3. Stick to your Christmas budget: Believe me, I am tempted to buy each and every time I set foot in a shop... hey, those marketing professionals know what they're doing!  If you find it difficult to walk out of a shop without buying something, limit how often you step inside one.  The more often you make trips to the shops, the more likely you're to spend extra.  Buy more online!  The advantage of doing this is, not only am I not tempted by things that I didn't intend to buy in the first place, but I usually find discount codes for anything from free shipping to 25% off the purchase.

Another trick I've been using is using discounted gift cards I've bought online to make in-store purchases.  What?! You've never heard of buying discounted gift cards?  There are a few websites you can do this through, but I've been using Zeek for the past year and have saved quite a bit!  I wrote a post on this in January but in short, with Zeek you can get gift cards for the normal places you shop at a discount, plus if you follow the link above, you'll get £3 off your first purchase.  Once you set up an account and share Zeek with others, you get a credit to spend on your next purchase as well.

I've already mentioned using my Nectar points from shopping trips to Sainsbury's - although these are becoming fewer and far between as I'm loving Aldi and a local meat delivery service (#ukfreshmeats) which offers great value for money.  In November, I took advantage of the Nectar double up promotion where by points were exchanged for vouchers worth double the usual amount.
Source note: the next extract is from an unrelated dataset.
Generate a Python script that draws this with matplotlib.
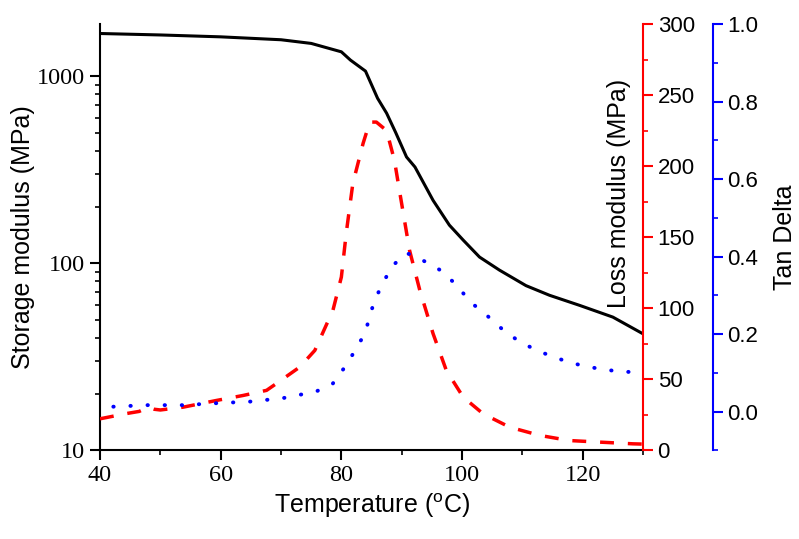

I spent these vouchers on a couple of DVDs for the girls' stockings, a silly gift for my husband and a My Little Pony costume for Brenna.  These things I don't count against my budget as the points were pretty much free to begin with - yes, I had to spend money to get these points - but I didn't need to spend anything to buy these things.
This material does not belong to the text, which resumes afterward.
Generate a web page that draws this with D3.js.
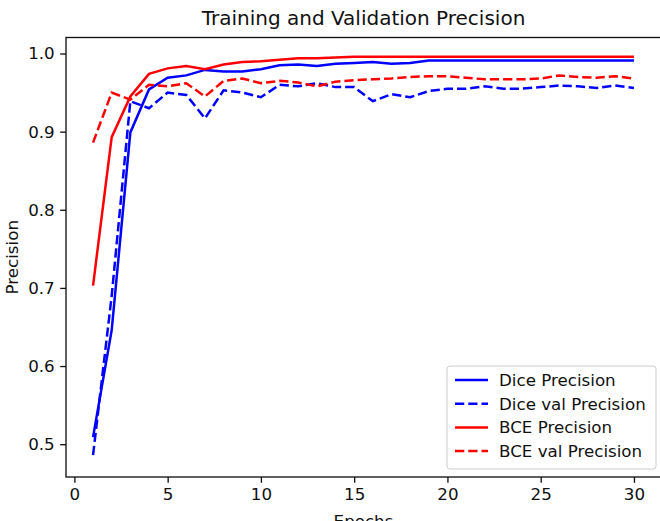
<!DOCTYPE html>
<html>
<head>
<meta charset="utf-8">
<script src="https://cdn.jsdelivr.net/npm/d3@7"></script>
<style>
  body { margin: 0; background: #fff; }
  text { font-family: "DejaVu Sans", sans-serif; fill: #111; }
</style>
</head>
<body>
<svg id="chart" width="660" height="521"></svg>
<script>
// values, one per epoch
var epochs = d3.range(1, 31);
var dice_train = [0.509, 0.646, 0.899, 0.954, 0.969, 0.972, 0.979, 0.977, 0.977, 0.980,
                  0.985, 0.986, 0.984, 0.987, 0.988, 0.989, 0.987, 0.988, 0.991, 0.991,
                  0.991, 0.991, 0.991, 0.991, 0.991, 0.991, 0.991, 0.991, 0.991, 0.991];
var dice_val = [0.486, 0.690, 0.939, 0.930, 0.950, 0.947, 0.917, 0.953, 0.950, 0.944,
                0.960, 0.958, 0.962, 0.957, 0.957, 0.939, 0.948, 0.944, 0.952, 0.955,
                0.955, 0.958, 0.955, 0.955, 0.957, 0.959, 0.958, 0.956, 0.959, 0.956];
var bce_train = [0.703, 0.893, 0.945, 0.974, 0.981, 0.984, 0.980, 0.986, 0.989, 0.990,
                 0.992, 0.994, 0.994, 0.995, 0.996, 0.996, 0.996, 0.996, 0.996, 0.996,
                 0.996, 0.996, 0.996, 0.996, 0.996, 0.996, 0.996, 0.996, 0.996, 0.996];
var bce_val = [0.886, 0.950, 0.941, 0.960, 0.958, 0.962, 0.945, 0.965, 0.968, 0.962,
               0.965, 0.963, 0.958, 0.964, 0.966, 0.967, 0.968, 0.970, 0.971, 0.971,
               0.969, 0.967, 0.967, 0.967, 0.968, 0.972, 0.970, 0.969, 0.971, 0.968];
var x_ticks = [0, 5, 10, 15, 20, 25, 30];
var y_ticks = [0.5, 0.6, 0.7, 0.8, 0.9, 1.0];

var series = [
    {name: "Dice Precision", values: dice_train, color: "#0000ff", dash: null},
    {name: "Dice val Precision", values: dice_val, color: "#0000ff", dash: "9.25,4"},
    {name: "BCE Precision", values: bce_train, color: "#ff0000", dash: null},
    {name: "BCE val Precision", values: bce_val, color: "#ff0000", dash: "9.25,4"}
];

var svg = d3.select("#chart");
// plot box (right edge falls just outside the picture)
var box_left = 66, box_right = 661, box_top = 37.5, box_bottom = 477;
var font = 16.7;

var xs = d3.scaleLinear().domain([-0.45, 31.45]).range([box_left, box_right]);
var ys = d3.scaleLinear().domain([0.458, 1.0205]).range([box_bottom, box_top]);

// title and axis labels
svg.append("text")
    .attr("x", (box_left + box_right) / 2)
    .attr("y", 25)
    .attr("text-anchor", "middle")
    .style("font-size", "20px")
    .text("Training and Validation Precision");

svg.append("text")
    .attr("transform", "translate(18," + ((box_top + box_bottom) / 2) + ") rotate(-90)")
    .attr("text-anchor", "middle")
    .style("font-size", font + "px")
    .text("Precision");

svg.append("text")
    .attr("x", (box_left + box_right) / 2)
    .attr("y", 527)
    .attr("text-anchor", "middle")
    .style("font-size", font + "px")
    .text("Epochs");

// lines
var line = function(vals) {
    return d3.line()
        .x(function(d, i) { return xs(epochs[i]); })
        .y(function(d) { return ys(d); })(vals);
};

svg.append("g")
    .selectAll("path")
    .data(series)
    .enter()
    .append("path")
        .attr("d", function(d) { return line(d.values); })
        .attr("fill", "none")
        .attr("stroke", function(d) { return d.color; })
        .attr("stroke-width", 2.5)
        .attr("stroke-dasharray", function(d) { return d.dash; });

// axes
var xAxis = d3.axisBottom(xs).tickValues(x_ticks).tickSize(5.8).tickPadding(5.5);
var yAxis = d3.axisLeft(ys).tickValues(y_ticks).tickSize(5.8).tickPadding(5.5)
    .tickFormat(d3.format(".1f"));

var gx = svg.append("g")
    .attr("transform", "translate(0," + box_bottom + ")")
    .call(xAxis);
var gy = svg.append("g")
    .attr("transform", "translate(" + box_left + ",0)")
    .call(yAxis);

[gx, gy].forEach(function(g) {
    g.select(".domain").remove();
    g.selectAll("line").attr("stroke", "#111").attr("stroke-width", 1.33);
    g.selectAll("text").style("font-size", font + "px").style("font-family", "DejaVu Sans").attr("fill", "#111");
});

// frame
svg.append("rect")
    .attr("x", box_left)
    .attr("y", box_top)
    .attr("width", box_right - box_left)
    .attr("height", box_bottom - box_top)
    .attr("fill", "none")
    .attr("stroke", "#111")
    .attr("stroke-width", 1.33);

// legend
var legend = svg.append("g").attr("transform", "translate(447,366)");
legend.append("rect")
    .attr("width", 209)
    .attr("height", 103)
    .attr("rx", 3)
    .attr("fill", "#fff")
    .attr("fill-opacity", 0.8)
    .attr("stroke", "#cccccc");

var items = legend.selectAll("g.item")
    .data(series)
    .enter()
    .append("g")
        .attr("transform", function(d, i) { return "translate(0," + (14 + i * 23.7) + ")"; });

items.append("line")
    .attr("x1", 8)
    .attr("x2", 41)
    .attr("stroke", function(d) { return d.color; })
    .attr("stroke-width", 2.5)
    .attr("stroke-dasharray", function(d) { return d.dash; });

items.append("text")
    .attr("x", 52)
    .attr("y", 6)
    .style("font-size", font + "px")
    .text(function(d) { return d.name; });
</script>
</body>
</html>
4. Stick to your list:  One thing I did slightly differently this year is I've intentionally asked my girls to look through the Smyths toy store catalog in October when it was slipped through our front door's mail slot and circle the toys they wanted.  We did this together so that I could get an idea of what they were asking for, how many things they were asking for and how much each toy costs.  Then a few weeks ago, I sat with my girls again and we made a list of the things they really wanted, which was surprisingly fewer things than they wanted the first time thumbing through the catalog.  Then I asked them if they could only have 5 gifts, what were the top, top things they absolutely wanted.  And they told me.  Unfortunately, they desperately want a slushy maker; but so far there's not one hiding away in our house. Oh, and they want a disco light so they can have a "dark party".  *sigh*

Although most, if not all, of the presents for our girls have already been purchased, the gifts for my in-laws (parents, brother and sister) haven't yet been purchased. However, I've already accounted for these costs on my budget so I don't go over.
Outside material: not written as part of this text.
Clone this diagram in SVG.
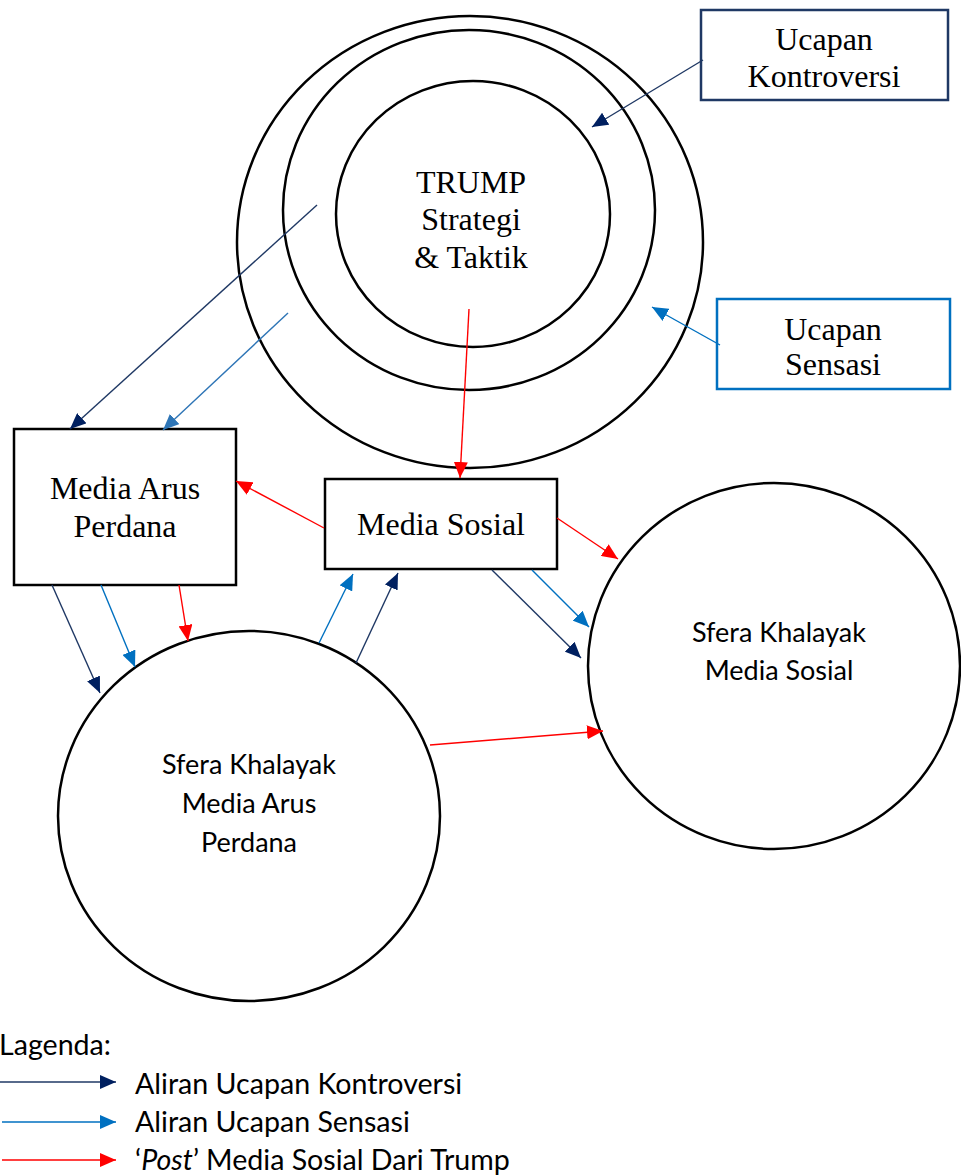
<svg xmlns="http://www.w3.org/2000/svg" width="961" height="1175" viewBox="0 0 961 1175">
<style>
.shape{fill:#fff;stroke:#000;stroke-width:2.5}
.ring{fill:none;stroke:#000;stroke-width:2.5}
.serif{font-family:"Liberation Serif","Times New Roman",serif;font-size:32px;fill:#000;text-anchor:middle}
.sans{font-family:Lato,"Liberation Sans",sans-serif;font-size:27px;fill:#000;text-anchor:middle}
.leg{font-family:Lato,"Liberation Sans",sans-serif;font-size:28.6px;fill:#000}
.navy{stroke:#1F3864;stroke-width:1.4;fill:none;marker-end:url(#hNavy)}
.blue{stroke:#0070C0;stroke-width:1.4;fill:none;marker-end:url(#hBlue)}
.blue2{stroke:#2E75B6;stroke-width:1.4;fill:none;marker-end:url(#hBlue2)}
.red{stroke:#FF0000;stroke-width:1.4;fill:none;marker-end:url(#hRed)}
</style>
<defs>
<marker id="hNavy" markerUnits="userSpaceOnUse" markerWidth="16" markerHeight="14" viewBox="0 0 16 14" refX="16" refY="7" orient="auto"><path d="M0,0 L16,7 L0,14 Z" fill="#002060"/></marker>
<marker id="hBlue" markerUnits="userSpaceOnUse" markerWidth="16" markerHeight="14" viewBox="0 0 16 14" refX="16" refY="7" orient="auto"><path d="M0,0 L16,7 L0,14 Z" fill="#0070C0"/></marker>
<marker id="hBlue2" markerUnits="userSpaceOnUse" markerWidth="16" markerHeight="14" viewBox="0 0 16 14" refX="16" refY="7" orient="auto"><path d="M0,0 L16,7 L0,14 Z" fill="#2E75B6"/></marker>
<marker id="hRed" markerUnits="userSpaceOnUse" markerWidth="16" markerHeight="14" viewBox="0 0 16 14" refX="16" refY="7" orient="auto"><path d="M0,0 L16,7 L0,14 Z" fill="#FF0000"/></marker>
</defs>
<rect width="961" height="1175" fill="#fff"/>

<g id="trump">
<ellipse class="ring" cx="470" cy="242" rx="233" ry="226"/>
<ellipse class="ring" cx="469" cy="210" rx="186" ry="180"/>
<ellipse class="ring" cx="473" cy="214" rx="137" ry="133"/>
<text class="serif" x="471" y="193">TRUMP</text>
<text class="serif" x="471" y="230">Strategi</text>
<text class="serif" x="471" y="268">&amp; Taktik</text>
</g>

<g id="ucapan-kontroversi">
<rect x="701" y="10" width="247" height="90" fill="#fff" stroke="#1F3864" stroke-width="2.5"/>
<text class="serif" x="824" y="50">Ucapan</text>
<text class="serif" x="824" y="87">Kontroversi</text>
</g>

<g id="ucapan-sensasi">
<rect x="717" y="299" width="233" height="90" fill="#fff" stroke="#0070C0" stroke-width="2.5"/>
<text class="serif" x="833" y="340">Ucapan</text>
<text class="serif" x="833" y="375">Sensasi</text>
</g>

<g id="media-arus-perdana">
<rect class="shape" x="14" y="429" width="222" height="156"/>
<text class="serif" x="125" y="499">Media Arus</text>
<text class="serif" x="125" y="537">Perdana</text>
</g>

<g id="media-sosial">
<rect class="shape" x="325" y="479" width="232" height="90"/>
<text class="serif" x="441" y="535">Media Sosial</text>
</g>

<g id="sfera-map">
<ellipse class="shape" cx="249" cy="816" rx="191" ry="185"/>
<text class="sans" x="249" y="774">Sfera Khalayak</text>
<text class="sans" x="249" y="813">Media Arus</text>
<text class="sans" x="249" y="852">Perdana</text>
</g>

<g id="sfera-ms">
<ellipse class="shape" cx="774" cy="666" rx="186" ry="183"/>
<text class="sans" x="779" y="642">Sfera Khalayak</text>
<text class="sans" x="779" y="680">Media Sosial</text>
</g>

<g id="connectors">
<line class="navy" x1="703" y1="60" x2="592" y2="127"/>
<line class="blue" x1="720" y1="345" x2="652" y2="307"/>
<line class="navy" x1="317" y1="205" x2="70" y2="429"/>
<line class="blue2" x1="288" y1="313" x2="163" y2="430"/>
<line class="red" x1="469" y1="309" x2="460" y2="478"/>
<line class="red" x1="324" y1="528" x2="236" y2="481"/>
<line class="navy" x1="52" y1="585" x2="100" y2="693"/>
<line class="blue" x1="101" y1="585" x2="135" y2="667"/>
<line class="red" x1="179" y1="585" x2="188" y2="641"/>
<line class="blue" x1="319" y1="643" x2="353" y2="574"/>
<line class="navy" x1="356" y1="663" x2="398" y2="573"/>
<line class="red" x1="557" y1="518" x2="618" y2="559"/>
<line class="blue" x1="532" y1="570" x2="589" y2="627"/>
<line class="navy" x1="492" y1="570" x2="581" y2="658"/>
<line class="red" x1="430" y1="745" x2="603" y2="731"/>
</g>

<g id="legend">
<text class="leg" x="-1" y="1055">Lagenda:</text>
<line class="navy" x1="0" y1="1082" x2="116" y2="1082"/>
<text class="leg" x="135" y="1094">Aliran Ucapan Kontroversi</text>
<line class="blue" x1="2" y1="1122" x2="116" y2="1122"/>
<text class="leg" x="135" y="1132">Aliran Ucapan Sensasi</text>
<line class="red" x1="2" y1="1160" x2="116" y2="1160"/>
<text class="leg" x="135" y="1170">‘<tspan font-style="italic">Post</tspan>’ Media Sosial Dari Trump</text>
</g>
</svg>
5. Remember the true reason for the season: As a believer and follower of Jesus Christ, I keep the whole Christmas season in perspective.  He is the reason Christmas is celebrated.  Jesus - the King of Kings, the Lord of Lords, the Prince of Peace - was born among animals in Bethlehem - a lowly birth for a king!  Yes, there are many, many things at Christmas that are fictional and come from pagan beginnings, but remembering that my Lord was incarnated as Jesus Christ, a perfect human, to a sinful world to later die to save His people from eternal punishment makes everything else dull in comparison to this amazing fact. No light is brighter and no gift is more precious than my salvation through Jesus Christ.

I wish you an amazing Christmas season full of joy and blessings.